◆ **Records to use**:
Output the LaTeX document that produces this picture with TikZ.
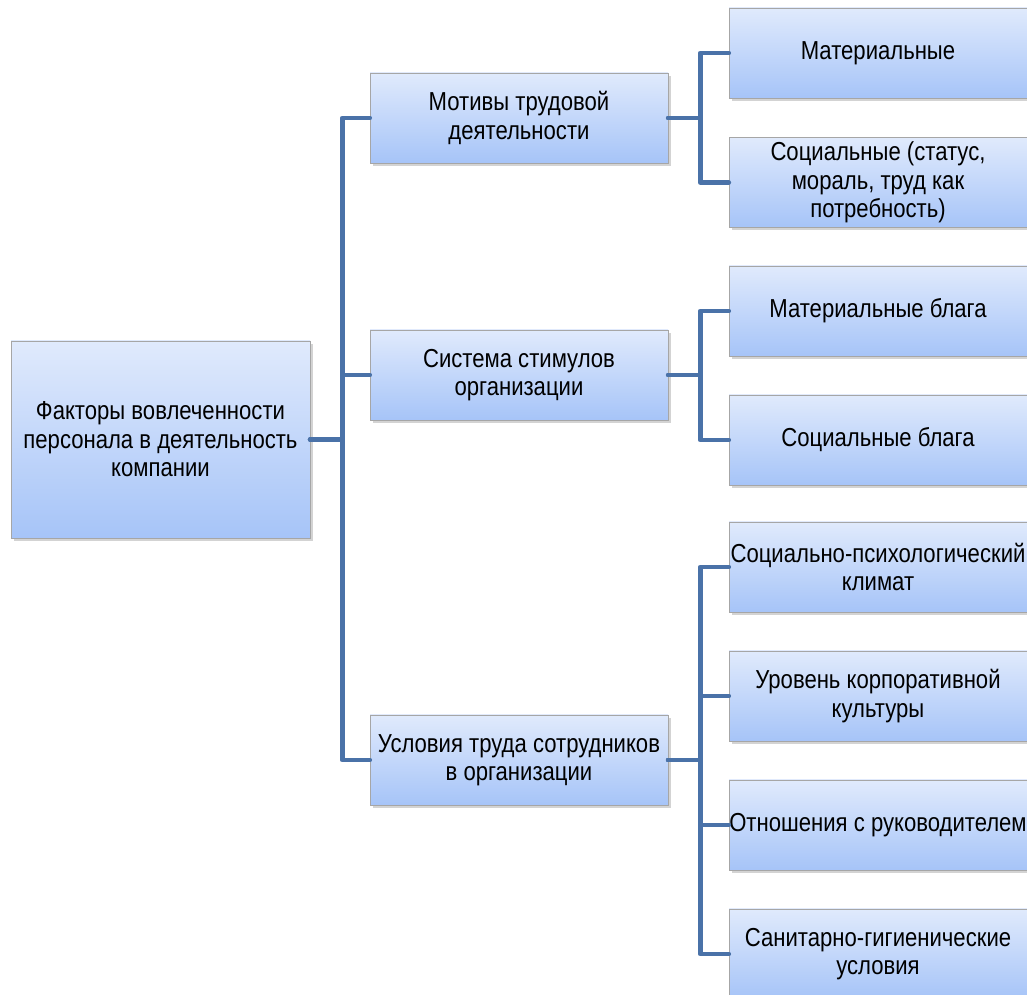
\documentclass[tikz,border=0pt]{standalone}
\usepackage{fontspec}
\setmainfont[FakeStretch=0.85]{Liberation Sans}
\usepackage{tikz}
\usetikzlibrary{shadows}

\definecolor{linkblue}{HTML}{4A72A8}
\definecolor{boxtop}{HTML}{E0EAFC}
\definecolor{boxbot}{HTML}{A6C4F8}

\tikzset{
    factor/.style={draw=gray!70, thin, top color=boxtop, bottom color=boxbot,
        drop shadow={shadow xshift=0.06cm, shadow yshift=-0.06cm, opacity=0.35},
        minimum width=5.96cm, minimum height=1.8cm, align=center,
        font=\fontsize{14.8}{16.2}\selectfont, inner xsep=0pt, inner ysep=1pt},
    link/.style={draw=linkblue, line width=2.8pt, line join=round, line cap=round}
}

\begin{document}
\begin{tikzpicture}
    \useasboundingbox (0,0) rectangle (20.54,-19.9);
    \begin{scope}
    \clip (0,0) rectangle (20.54,-19.9);

    % root
    \node[factor, minimum width=5.98cm, minimum height=3.94cm] (root) at (3.21,-8.79)
        {Факторы вовлеченности\\персонала в деятельность\\компании};

    % second level
    \node[factor] (motiv) at (10.38,-2.36) {Мотивы трудовой\\деятельности};
    \node[factor] (stim) at (10.38,-7.5) {Система стимулов\\организации};
    \node[factor] (cond) at (10.38,-15.2) {Условия труда сотрудников\\в организации};

    % third level
    \node[factor] (mat) at (17.56,-1.06) {Материальные};
    \node[factor] (soc) at (17.56,-3.65) {Социальные (статус,\\мораль, труд как\\потребность)};
    \node[factor] (goods) at (17.56,-6.22) {Материальные блага};
    \node[factor] (socgoods) at (17.56,-8.8) {Социальные блага};
    \node[factor] (climate) at (17.56,-11.34) {Социально-психологический\\климат};
    \node[factor] (culture) at (17.56,-13.92) {Уровень корпоративной\\культуры};
    \node[factor] (boss) at (17.56,-16.5) {Отношения с руководителем};
    \node[factor] (hyg) at (17.56,-19.08) {Санитарно-гигиенические\\условия};

    % connectors
    \foreach \n in {motiv, stim, cond}
        \draw[link] (root.east) -- ++(0.64,0) |- (\n.west);
    \foreach \n in {mat, soc}
        \draw[link] (motiv.east) -- ++(0.64,0) |- (\n.west);
    \foreach \n in {goods, socgoods}
        \draw[link] (stim.east) -- ++(0.64,0) |- (\n.west);
    \foreach \n in {climate, culture, boss, hyg}
        \draw[link] (cond.east) -- ++(0.64,0) |- (\n.west);
    \end{scope}
\end{tikzpicture}
\end{document}
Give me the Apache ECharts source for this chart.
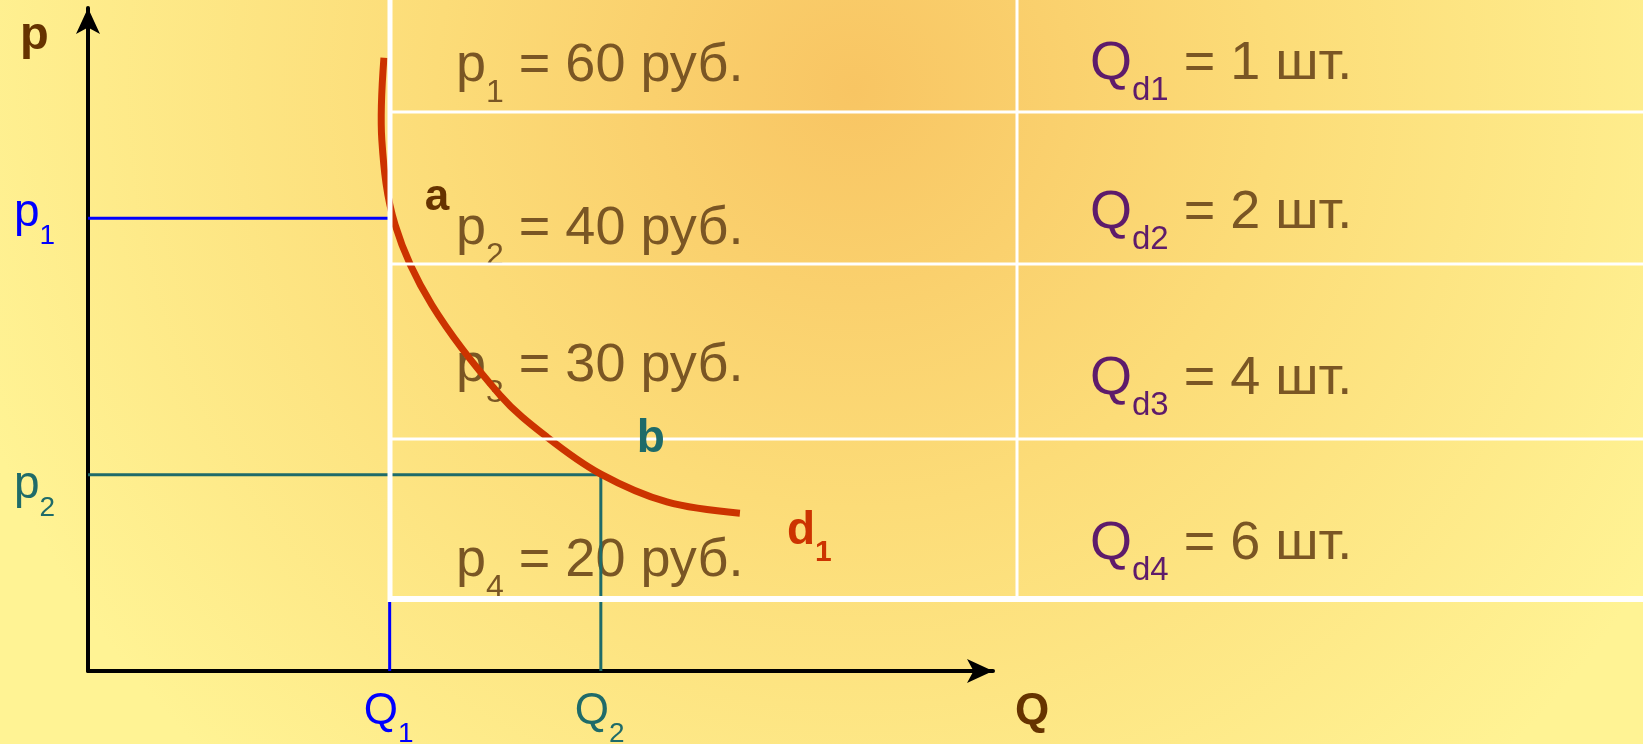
<!DOCTYPE html>
<html><head><meta charset="utf-8">
<script src="https://cdn.jsdelivr.net/npm/echarts@6/dist/echarts.min.js"></script>
<style>html,body{margin:0;padding:0;overflow:hidden;background:#fff}#c{width:1643px;height:744px}</style>
</head><body><div id="c"></div>
<script>
// ---------- data ----------
// demand curve d1 : quantity (x) and price (y) in chart units
const curveQ = [9.81, 9.74, 10.18, 11.40, 13.66, 15.21, 17.00, 19.19, 21.61];
const curveP = [92.5, 80.1, 67.3, 55.2, 41.6, 35.3, 29.7, 25.5, 23.8];
// guide points a (Q1,p1) and b (Q2,p2)
const guideQ = [10, 17];
const guideP = [68.3, 29.6];
const guideNames = ['1', '2'];
// table
const priceIdx = ['1', '2', '3', '4'];
const priceValues = [60, 40, 30, 20];
const qtyIdx = ['d1', 'd2', 'd3', 'd4'];
const qtyValues = [1, 2, 4, 6];

// ---------- styles / layout ----------
const FONT = '"Liberation Sans", Arial, sans-serif';
const BROWN = '#663300', TEXT = '#7a5624', PURPLE = '#5e1b6b';
const BLUE = '#0000ff', TEAL = '#1f6b69', RED = '#cc3300';
const tableLeft = 390, tableSplit = 1017, tableRight = 1643;
const rowLines = [112, 264, 439], tableBottom = 599;
const leftBase = [85, 248, 385, 580], rightBase = [83, 232, 398, 563];

const ctx = document.createElement('canvas').getContext('2d');
function fontStr(size, bold) { return (bold ? 'bold ' : '') + size + 'px ' + FONT; }
function tw(t, size, bold) { ctx.font = fontStr(size, bold); return ctx.measureText(t).width; }
function run(x, base, pieces, z) {
  const out = []; let cx = x;
  pieces.forEach(p => {
    out.push({
      type: 'text', x: cx, y: base + (p.dy || 0) - 0.3465 * p.size, z: z, silent: true,
      style: { text: p.text, font: fontStr(p.size, p.bold), fill: p.color,
        align: 'left', verticalAlign: 'middle', textAlign: 'left', textVerticalAlign: 'middle' }
    });
    cx += tw(p.text, p.size, p.bold);
  });
  return out;
}

const chart = echarts.init(document.getElementById('c'), null, { renderer: 'canvas' });
const axisCommon = {
  type: 'value', min: 0,
  axisLine: { show: true, symbol: ['none', 'arrow'], symbolSize: [18, 26], lineStyle: { color: '#000', width: 4 } },
  axisTick: { show: false }, axisLabel: { show: false }, splitLine: { show: false }
};
chart.setOption({
  animation: false,
  backgroundColor: { type: 'radial', x: 0.52, y: 0.12, r: 1.25,
    colorStops: [{ offset: 0, color: '#f8c563' }, { offset: 0.45, color: '#fcdc78' }, { offset: 1, color: '#fff394' }] },
  grid: { left: 88, right: 650, top: 8, bottom: 73 },
  xAxis: Object.assign({}, axisCommon, { max: 30 }),
  yAxis: Object.assign({}, axisCommon, { max: 100 }),
  series: [
    { type: 'line', z: 2, symbol: 'none', data: [[0, guideP[0]], [guideQ[0], guideP[0]], [guideQ[0], 0]],
      lineStyle: { color: BLUE, width: 3 } },
    { type: 'line', z: 2, symbol: 'none', data: [[0, guideP[1]], [guideQ[1], guideP[1]], [guideQ[1], 0]],
      lineStyle: { color: TEAL, width: 3 } },
    { type: 'custom', z: 3, silent: true, clip: false, data: [0],
      renderItem: function (params, api) {
        const pts = curveQ.map((q, i) => api.coord([q, curveP[i]]));
        return { type: 'polyline', shape: { points: pts, smooth: 0.35 },
          style: { stroke: RED, lineWidth: 7, fill: null, lineCap: 'butt' } };
      } }
  ]
});

const px = (q, p) => chart.convertToPixel({ gridIndex: 0 }, [q, p]);
const els = [];
// table text (under the curve)
priceValues.forEach((v, i) => {
  els.push(...run(456, leftBase[i], [
    { text: 'p', size: 54, color: TEXT },
    { text: priceIdx[i], size: 32, color: TEXT, dy: 19 },
    { text: ' = ' + v + ' руб.', size: 54, color: TEXT }
  ], 1));
});
qtyValues.forEach((v, i) => {
  els.push(...run(1090, rightBase[i], [
    { text: 'Q', size: 54, color: PURPLE },
    { text: qtyIdx[i], size: 33, color: PURPLE, dy: 19 },
    { text: ' = ' + v + ' шт.', size: 54, color: TEXT }
  ], 1));
});
// table lines (over the curve)
const W = '#ffffff';
els.push({ type: 'line', z: 10, silent: true, shape: { x1: tableLeft, y1: 0, x2: tableLeft, y2: tableBottom + 3 }, style: { stroke: W, lineWidth: 5 } });
els.push({ type: 'line', z: 10, silent: true, shape: { x1: tableSplit, y1: 0, x2: tableSplit, y2: tableBottom }, style: { stroke: W, lineWidth: 3 } });
rowLines.forEach(y => els.push({ type: 'line', z: 10, silent: true, shape: { x1: tableLeft, y1: y, x2: tableRight, y2: y }, style: { stroke: W, lineWidth: 3 } }));
els.push({ type: 'line', z: 10, silent: true, shape: { x1: tableLeft - 2, y1: tableBottom, x2: tableRight, y2: tableBottom }, style: { stroke: W, lineWidth: 6 } });

// axis titles
els.push(...run(20, 52, [{ text: 'p', size: 47, bold: true, color: BROWN }], 20));
els.push(...run(1015, 727, [{ text: 'Q', size: 44, bold: true, color: BROWN }], 20));
// guide labels
const colors = [BLUE, TEAL];
const yOff = [11, 26];
guideQ.forEach((q, i) => {
  const pp = px(0, guideP[i]);
  els.push(...run(14, pp[1] + yOff[i], [
    { text: 'p', size: 46, color: colors[i] },
    { text: guideNames[i], size: 28, color: colors[i], dy: 17 }
  ], 20));
  const qp = px(q, 0);
  els.push(...run(qp[0] - 26, 727, [
    { text: 'Q', size: 44, color: colors[i] },
    { text: guideNames[i], size: 28, color: colors[i], dy: 17 }
  ], 20));
});
// point labels a, b, d1
const a = px(guideQ[0], guideP[0]);
els.push(...run(a[0] + 35, a[1] - 5, [{ text: 'a', size: 44, bold: true, color: BROWN }], 20));
const b = px(guideQ[1], guideP[1]);
els.push(...run(b[0] + 36, b[1] - 20, [{ text: 'b', size: 46, bold: true, color: TEAL }], 20));
const e = px(curveQ[curveQ.length - 1], curveP[curveP.length - 1]);
els.push(...run(e[0] + 47, e[1] + 34, [
  { text: 'd', size: 46, bold: true, color: RED },
  { text: '1', size: 30, bold: true, color: RED, dy: 16 }
], 20));

chart.setOption({ graphic: { elements: els } });
</script></body></html>
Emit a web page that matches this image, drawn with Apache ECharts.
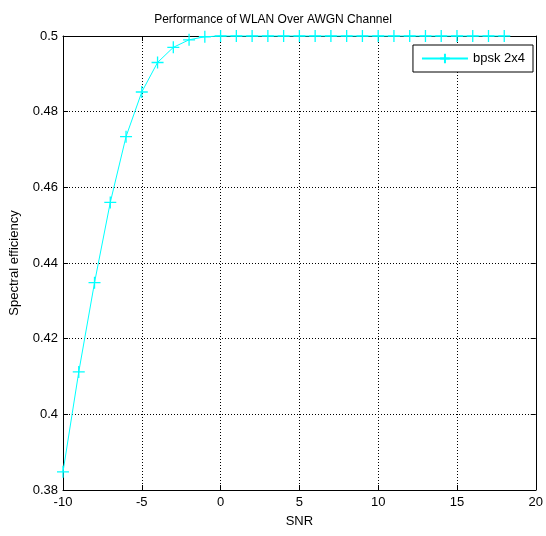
<!DOCTYPE html>
<html><head><meta charset="utf-8">
<script src="https://cdn.jsdelivr.net/npm/echarts@6/dist/echarts.min.js"></script>
<style>html,body{margin:0;padding:0;background:#fff}#c{width:546px;height:536px}</style>
</head><body><div id="c"></div>
<script>
const snr = [-10,-9,-8,-7,-6,-5,-4,-3,-2,-1,0,1,2,3,4,5,6,7,8,9,10,11,12,13,14,15,16,17,18];
const efficiency = [0.3848,0.4112,0.4348,0.4560,0.4734,0.4852,0.4930,0.4970,0.4990,0.4998,
  0.5,0.5,0.5,0.5,0.5,0.5,0.5,0.5,0.5,0.5,0.5,0.5,0.5,0.5,0.5,0.5,0.5,0.5,0.5];
const seriesName = 'bpsk 2x4';
const titleText = 'Performance of WLAN Over AWGN Channel';
const xTicks = [-10,-5,0,5,10,15,20];
const yTicks = [0.38,0.40,0.42,0.44,0.46,0.48,0.50];

const font = 'Liberation Sans, Arial, sans-serif';
const plus = 'path://M0,-6L0,6M-6,0L6,0';
const chart = echarts.init(document.getElementById('c'));
const gridLine = {show:true, lineStyle:{color:'#000', type:[1,2], width:1}};
chart.setOption({
  backgroundColor:'#fff',
  animation:false,
  title:{text:titleText, left:'center', top:9, textStyle:{fontFamily:font, fontSize:12, fontWeight:'normal', color:'#000'}},
  grid:{left:63, right:9, top:36, bottom:46},
  legend:{right:13, top:45, orient:'vertical', backgroundColor:'#fff', borderColor:'#000', borderWidth:1,
    padding:[7,8,7,8], itemWidth:46, itemHeight:12, itemGap:5,
    textStyle:{fontFamily:font, fontSize:13, color:'#000'},
    data:[{name:seriesName}]},
  xAxis:[{type:'value', min:-10, max:20, interval:5,
    name:'SNR', nameLocation:'middle', nameGap:25, nameTextStyle:{fontFamily:font, fontSize:13, color:'#000'},
    axisLine:{onZero:false, lineStyle:{color:'#000'}},
    axisTick:{inside:true, length:5, lineStyle:{color:'#000'}},
    axisLabel:{fontFamily:font, fontSize:13, color:'#000', margin:6,
      formatter:v=> xTicks.includes(v)? String(v):''},
    splitLine:gridLine},
   {type:'value', position:'top', min:-10, max:20, interval:5,
    axisLine:{onZero:false, lineStyle:{color:'#000'}},
    axisTick:{inside:true, length:5, lineStyle:{color:'#000'}},
    axisLabel:{show:false}, splitLine:{show:false}}],
  yAxis:[{type:'value', min:0.38, max:0.5, interval:0.02,
    name:'Spectral efficiency', nameLocation:'middle', nameGap:42, nameTextStyle:{fontFamily:font, fontSize:13, color:'#000'},
    axisLine:{show:true, onZero:false, lineStyle:{color:'#000'}},
    axisTick:{show:true, inside:true, length:5, lineStyle:{color:'#000'}},
    axisLabel:{fontFamily:font, fontSize:13, color:'#000', margin:5,
      formatter:v=>{const r=Math.round(v*100)/100; return yTicks.some(t=>Math.abs(t-r)<1e-9)? String(r):'';}},
    splitLine:gridLine},
   {type:'value', position:'right', min:0.38, max:0.5, interval:0.02,
    axisLine:{show:true, onZero:false, lineStyle:{color:'#000'}},
    axisTick:{show:true, inside:true, length:5, lineStyle:{color:'#000'}},
    axisLabel:{show:false}, splitLine:{show:false}}],
  series:[{name:seriesName, type:'line', data:snr.map((x,i)=>[x,efficiency[i]]),
    symbol:plus, symbolSize:[12,12], showAllSymbol:true,
    lineStyle:{color:'#00ffff', width:1},
    itemStyle:{color:'#00ffff', borderColor:'#00ffff', borderWidth:1.3},
    clip:false}]
});
</script></body></html>
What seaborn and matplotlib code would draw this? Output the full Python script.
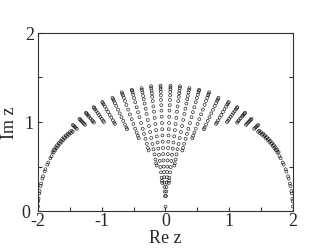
import numpy as np
import pandas as pd
import seaborn as sns
import matplotlib.pyplot as plt
from matplotlib.ticker import MultipleLocator
from matplotlib.transforms import ScaledTranslation

# zeros in the right half-plane, read off the picture as rays from the origin:
# ray angle (degrees from the real axis) and the radii of the zeros on it
ray_angles = [86.8, 80.8, 74.8, 68.8, 62.8, 56.8, 51.0, 46.0, 41.5, 37.5, 33.6]
ray_radii = [
    [0.17, 0.22, 0.27, 0.32, 0.38, 0.44, 0.50, 0.57, 0.64, 0.71, 0.78, 0.85,
     0.92, 0.99, 1.06, 1.13, 1.19, 1.25, 1.30, 1.34, 1.37, 1.39, 1.41],
    [0.32, 0.345, 0.38, 0.44, 0.50, 0.57, 0.64, 0.71, 0.78, 0.85, 0.92, 0.99,
     1.06, 1.13, 1.19, 1.25, 1.30, 1.34, 1.37, 1.40, 1.42],
    [0.53, 0.555, 0.60, 0.66, 0.72, 0.78, 0.85, 0.92, 0.99, 1.06, 1.13, 1.19,
     1.25, 1.30, 1.34, 1.38, 1.41, 1.43],
    [0.73, 0.76, 0.81, 0.87, 0.93, 0.99, 1.06, 1.13, 1.19, 1.25, 1.31, 1.36,
     1.40, 1.43, 1.45, 1.46],
    [0.92, 0.95, 0.99, 1.04, 1.10, 1.16, 1.22, 1.28, 1.34, 1.39, 1.43, 1.46,
     1.48, 1.50],
    [1.10, 1.12, 1.16, 1.21, 1.26, 1.31, 1.36, 1.41, 1.45, 1.48, 1.50, 1.52],
    [1.26, 1.28, 1.31, 1.35, 1.39, 1.43, 1.47, 1.51, 1.54, 1.56, 1.575],
    [1.39, 1.41, 1.44, 1.47, 1.50, 1.53, 1.56, 1.59, 1.61, 1.62],
    [1.50, 1.52, 1.54, 1.57, 1.60, 1.62, 1.64, 1.655, 1.665],
    [1.59, 1.61, 1.63, 1.65, 1.67, 1.685, 1.70],
    [1.67, 1.69, 1.71, 1.73, 1.745],
]

# zeros along the outer arc (one entry per zero)
arc_angle = [31.5, 31.5, 30.5, 30.5, 29.5, 29.5, 28.5, 28.5, 27.5, 27.5,
             26.5, 26.5, 25.5, 25.5, 24.5, 24.5, 23.5, 23.5, 22.5, 22.5,
             21.5, 21.5, 20.5, 20.5, 19.0, 18.2, 16.5, 15.7, 14.0, 13.2,
             11.5, 10.7, 9.0, 8.2, 6.5, 5.7, 4.0, 3.2, 1.5]
arc_r = [1.705, 1.725, 1.723, 1.743, 1.741, 1.761, 1.758, 1.778, 1.774, 1.794,
         1.790, 1.810, 1.805, 1.825, 1.820, 1.840, 1.834, 1.854, 1.848, 1.868,
         1.861, 1.881, 1.873, 1.893, 1.891, 1.900, 1.918, 1.925, 1.941, 1.947,
         1.960, 1.965, 1.975, 1.980, 1.987, 1.990, 1.995, 1.997, 1.999]

# single zero on the imaginary axis
axis_im = [0.05]

ang, rad = [], []
for a, rs in zip(ray_angles, ray_radii):
    ang += [a] * len(rs)
    rad += rs
ang += arc_angle
rad += arc_r
ang = np.radians(ang)
rad = np.array(rad)

re_right = rad * np.cos(ang)
im_right = rad * np.sin(ang)
df = pd.DataFrame({
    're': np.concatenate([re_right, -re_right, np.zeros(len(axis_im))]),
    'im': np.concatenate([im_right, im_right, axis_im]),
})

sns.set_style("ticks")
plt.rcParams['font.family'] = ['Liberation Serif', 'DejaVu Serif']

fig = plt.figure(figsize=(3.3, 2.51), dpi=100)
ax = fig.add_axes([0.115, 0.155, 0.773, 0.71])

sns.scatterplot(data=df, x='re', y='im', ax=ax, s=4.5, marker='o',
                facecolor='none', edgecolor='#1a1a1a', linewidth=0.45)

ax.set_xlim(-2, 2)
ax.set_ylim(0, 2)
ax.set_xticks([-2, -1, 0, 1, 2])
ax.set_xticklabels(['-2', '-1', '0', '1', '2'])
ax.set_yticks([0, 1, 2])
ax.xaxis.set_minor_locator(MultipleLocator(0.5))
ax.yaxis.set_minor_locator(MultipleLocator(0.5))
ax.tick_params(which='both', direction='in', right=True, top=False,
               length=3, width=0.8, labelsize=13, color='#333333')
ax.tick_params(axis='x', pad=1)
ax.tick_params(axis='y', pad=3)
for sp in ax.spines.values():
    sp.set_linewidth(0.8)
    sp.set_color('#333333')

# nudge the corner "0" a little left so it clears the "-2" below it
zero_lab = ax.get_yticklabels()[0]
zero_lab.set_transform(zero_lab.get_transform()
                       + ScaledTranslation(-0.04, 0.01, fig.dpi_scale_trans))

ax.set_xlabel('Re z', fontsize=13, labelpad=0)
ax.set_ylabel('Im z', fontsize=13, labelpad=2)

fig.savefig('out.png', dpi=100)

◆ **Directive**:
Can you give again only the lines between the one containing "What seaborn and" and the one containing "from matplotlib.transforms import", counting both, exactly as they appear and without any pictures?

◆ **Answer to this problem**:
What seaborn and matplotlib code would draw this? Output the full Python script.
import numpy as np
import pandas as pd
import seaborn as sns
import matplotlib.pyplot as plt
from matplotlib.ticker import MultipleLocator
from matplotlib.transforms import ScaledTranslation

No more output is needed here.